The first work was a small beaver deceiver put in by a Washington Conservation Corps crew, he said. Later, a roads crew installed a culvert underneath the roadway, built catch basins and repaired the road. The work required a slew of environmental permits for work in the wetland.

Althauser's goal was to keep the water level below the road. But he readily admits that he has no expertise in wetlands, beavers or their ecology, and that building beaver deceivers in such areas is new.

"On large capital works, this is the first one we've done," Althauser said. "This is a dicey one. It's not a normal thing at all."

Nor is it easy to gauge the success of the project. Althauser noted that the marsh, which is recharged from groundwater and periodic flooding of the Snoqualmie, discharges those waters at different places at different times. It is nearly impossible to say what effect, if any, the deceiver is having.

Hansen, the King County ecologist, said water levels in the marsh probably also change from year to year, "based on weather conditions, the beaver, a whole host of things."

But he, too, has little experience with beaver deceivers — or beavers, for that matter.

Kate Stenberg, however, is an expert. With a doctorate in wildlife management, she owns an environmental consulting firm and volunteers as chairwoman of the urban-wildlife working group of the Wildlife Society.

She said beaver deceivers, if properly designed, should have no adverse effects on the beavers.
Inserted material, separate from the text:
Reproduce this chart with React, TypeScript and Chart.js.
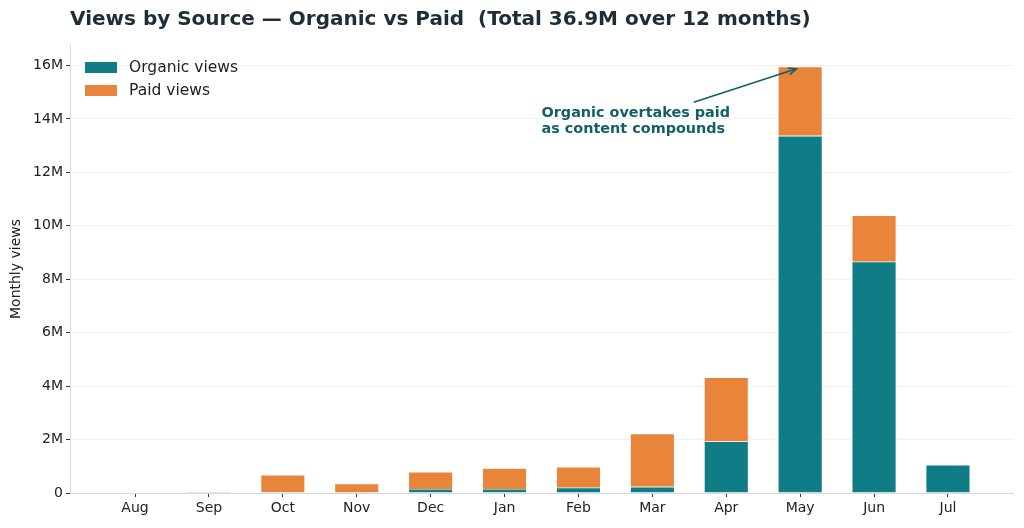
import { useEffect, useRef } from "react";
import { Chart, registerables } from "chart.js";

Chart.register(...registerables);

// monthly views, in millions
const months = ["Aug", "Sep", "Oct", "Nov", "Dec", "Jan", "Feb", "Mar", "Apr", "May", "Jun", "Jul"];
const organicViews = [0, 0, 0.04, 0, 0.15, 0.15, 0.2, 0.23, 1.93, 13.37, 8.66, 1.05];
const paidViews = [0, 0.05, 0.64, 0.35, 0.64, 0.78, 0.78, 1.99, 2.4, 2.59, 1.73, 0];
const yTicks = [0, 2, 4, 6, 8, 10, 12, 14, 16];

const titleText = "Views by Source \u2014 Organic vs Paid  (Total 36.9M over 12 months)";
const noteLines = ["Organic overtakes paid", "as content compounds"];
// note anchored in data units: text start, arrow tail, arrow tip
const noteText = { x: 5.5, y: 14.22 };
const noteTail = { x: 7.56, y: 14.63 };
const noteTip = { x: 8.95, y: 15.88 };

const TEAL = "#0f7c86";
const ORANGE = "#e8853b";
const NOTE = "#135f66";
const FONT = "'DejaVu Sans', sans-serif";

const overlay = {
  id: "overlay",
  afterDraw(chart) {
    const { ctx, chartArea, scales } = chart;
    const x = scales.x;
    const y = scales.y;
    ctx.save();

    // title
    ctx.fillStyle = "#1f2e35";
    ctx.font = `bold 20px ${FONT}`;
    ctx.textBaseline = "middle";
    ctx.textAlign = "left";
    ctx.fillText(titleText, chartArea.left, 20);

    // legend inside the plot
    ctx.font = `15.5px ${FONT}`;
    const items = [
      { label: "Organic views", color: TEAL },
      { label: "Paid views", color: ORANGE },
    ];
    items.forEach((it, i) => {
      const cy = 67 + i * 23;
      ctx.fillStyle = it.color;
      ctx.fillRect(chartArea.left + 15, cy - 5, 32, 11);
      ctx.fillStyle = "#222";
      ctx.fillText(it.label, chartArea.left + 59, cy + 1);
    });

    // annotation
    ctx.fillStyle = NOTE;
    ctx.font = `bold 14.4px ${FONT}`;
    const tx = x.getPixelForValue(noteText.x);
    const ty = y.getPixelForValue(noteText.y * 1e6);
    noteLines.forEach((line, i) => ctx.fillText(line, tx, ty + i * 16.5));

    const ax = x.getPixelForValue(noteTail.x);
    const ay = y.getPixelForValue(noteTail.y * 1e6);
    const bx = x.getPixelForValue(noteTip.x);
    const by = y.getPixelForValue(noteTip.y * 1e6);
    ctx.strokeStyle = NOTE;
    ctx.lineWidth = 1.6;
    ctx.beginPath();
    ctx.moveTo(ax, ay);
    ctx.lineTo(bx, by);
    ctx.stroke();
    const ang = Math.atan2(by - ay, bx - ax);
    ctx.beginPath();
    ctx.moveTo(bx - 9 * Math.cos(ang - 0.4), by - 9 * Math.sin(ang - 0.4));
    ctx.lineTo(bx, by);
    ctx.lineTo(bx - 9 * Math.cos(ang + 0.4), by - 9 * Math.sin(ang + 0.4));
    ctx.stroke();

    ctx.restore();
  },
};

export default function App() {
  const canvasRef = useRef<HTMLCanvasElement>(null);

  useEffect(() => {
    if (!canvasRef.current) return;

    const chart = new Chart(canvasRef.current, {
      type: "bar",
      data: {
        datasets: [
          {
            label: "Organic views",
            data: organicViews.map((v, i) => ({ x: i, y: v * 1e6 })),
            backgroundColor: TEAL,
            borderColor: "#ffffff",
            borderWidth: 0.6,
          },
          {
            label: "Paid views",
            data: paidViews.map((v, i) => ({ x: i, y: v * 1e6 })),
            backgroundColor: ORANGE,
            borderColor: "#ffffff",
            borderWidth: 0.6,
          },
        ],
      },
      options: {
        animation: false,
        responsive: true,
        maintainAspectRatio: false,
        categoryPercentage: 1,
        barPercentage: 0.6,
        layout: { padding: { top: 45, right: 11, left: 0, bottom: 0 } },
        plugins: {
          legend: { display: false },
          tooltip: { enabled: false },
        },
        scales: {
          x: {
            type: "linear",
            stacked: true,
            offset: false,
            min: -0.88,
            max: 11.88,
            afterBuildTicks: (s) => {
              s.ticks = months.map((_, i) => ({ value: i }));
            },
            afterFit: (s) => {
              s.height = 35;
            },
            ticks: {
              callback: (v) => months[v],
              color: "#222",
              font: { family: FONT, size: 14 },
              padding: 3,
              maxRotation: 0,
            },
            grid: {
              offset: false,
              drawOnChartArea: false,
              drawTicks: true,
              tickLength: 4,
              tickColor: "#333",
            },
            border: { color: "#d3dae0", width: 1 },
          },
          y: {
            stacked: true,
            min: 0,
            max: 16.77e6,
            afterBuildTicks: (s) => {
              s.ticks = yTicks.map((v) => ({ value: v * 1e6 }));
            },
            afterFit: (s) => {
              s.width = 70;
            },
            ticks: {
              callback: (v) => (v === 0 ? "0" : `${v / 1e6}M`),
              color: "#222",
              font: { family: FONT, size: 14 },
              padding: 3,
            },
            grid: {
              color: "#eef2f4",
              tickColor: "#333",
              tickLength: 4,
            },
            border: { color: "#d3dae0", width: 1 },
            title: {
              display: true,
              text: "Monthly views",
              color: "#222",
              font: { family: FONT, size: 14 },
              padding: { top: 8, bottom: 0 },
            },
          },
        },
      },
      plugins: [overlay],
    });

    return () => chart.destroy();
  }, []);

  return (
    <div style={{ position: "absolute", left: 0, top: 0, width: 1024, height: 528, background: "#fff" }}>
      <canvas ref={canvasRef} />
    </div>
  );
}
"However, one of the things that concerns me is, if they are doing the type that maintains water levels, they may not provide enough of a pool for the beavers," Stenberg said.

That's a critical issue for beavers, who must have pools to survive and reproduce. Stenberg explained that beavers rely on the water for protection from predators, because they are vulnerable on dry land. At the same time, they must venture onto land for food. Rising water levels benefit them by expanding their safe habitat into new areas where food is easily reached.

"They dig these huge channels around the edges, deep enough to swim in," Stenberg said. "They are really doing a lot of earth moving, dam building, hydro works — which is then what supports all the other animals that depend on those habitats."

Stenberg had not seen the beaver deceiver installed in the Carnation marsh, but she said it might have no effect on flooding caused by beavers and otherwise be benign, or it might affect water levels in the entire 120 acres.

"And that may be a severe impact," Stenberg said.

Conversely, the beavers' own reworking of the environment should not be cause for alarm. The dying spruce trees, for example, very likely were killed by rising water levels, but Stenberg said that is part of a natural cycle. And the snags are valuable habitat for a lot of birds who nest nowhere else.

"The other thing that's happening is, there is a lot of development on the plateau above the Carnation marsh," Stenberg said. "Folks say it isn't dense enough to cause runoff, but there is an increase in impervious surface. It's going to be difficult to measure."

One thing that is clear is that the beavers seem to have moved away from the deceiver. The site shows no signs of dam repairs.

Stenberg said this, too, is normal.

"Beavers move around the landscape," she said. "Eventually, they come up against the laws of topography and they move on."